At the PMI Global Congress, there is a book store. I love book stores, being the son of a University Librarian. I bought several books that I would not have normally bought:
- Effective Opportunity Management for Projects: Exploiting Positive Risk, David Hillson, Taylor and Francis, 2004.
- Pivot Table Data Crunching for Microsoft Office Excel 2007, Bill Jelen and Michael Alexander, Que, 2007.
- Earned Value Project Management, 3rd Edition, Quentin Fleming and Joel Koppelman
Effective Opportunity Management
Most risk books have risk in the title. David's book is about managing opportunity while managing risk. While this is still a controversial topic the conversation about opportunity and risk is starting to emerge. The Edmond Conrow article "Opportunity Management: Be Careful What You Wish For," is the primary source for not connecting risk and opportunity.
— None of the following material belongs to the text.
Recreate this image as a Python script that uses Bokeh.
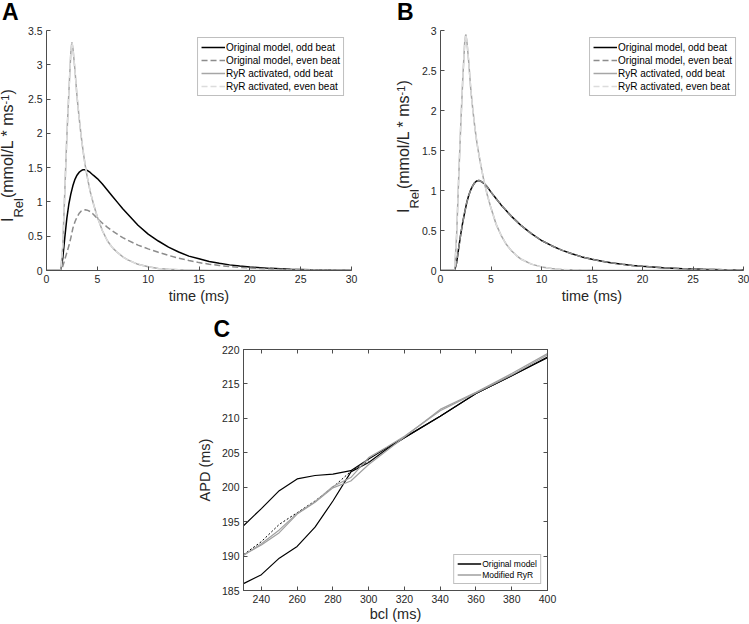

Pivot Table Data Crunching for Microsoft Office Excel 2007
Most of the data found in project management is multidimensional. In fact when I come across single dimensional (rows and columns) of data, it usually means the too much summarization has been done. An example of multidimensional would be:
- Named Resource, with hours for the period of performance
- Work Package for the period and the BCWS spreads
- Period of Performance
- Deliverables and their physical percent complete
Now build a report that shows the labor cost and associated hours for each deliverable by each work package. This is the job of a pivot table.
Earned Value Project Management
The 3rd edition has switched to the "story telling" mode, which I don't like. In fact I find it not very useful. This is a personal issue, since in my heart of hearts I'm a quant. This is why I was an experimentalist in my very days, before I went to the real dark side, writing Kalman filters for missile guidance systems. Kalman filters are "target tracking" algorithms using position and velocity measures in realtime. But EV 3rd edition is a good starting point for those entering the EV domain. That's likely they changed the style. Since EV still has many detractors, many who misuse it, many who misstate its purpose, and many who are simply uninformed - this book is a great value.
All three books are in use. I'm wading through Hillman's work and will write a review. It sits next to Conrow's Effective Risk Management, and is of equal obtuseness. But obtusness with deep content is usually call important in my domain.
By the way, it's the obtuse without the deep and executable content that is common these days in the project management Impresario writings.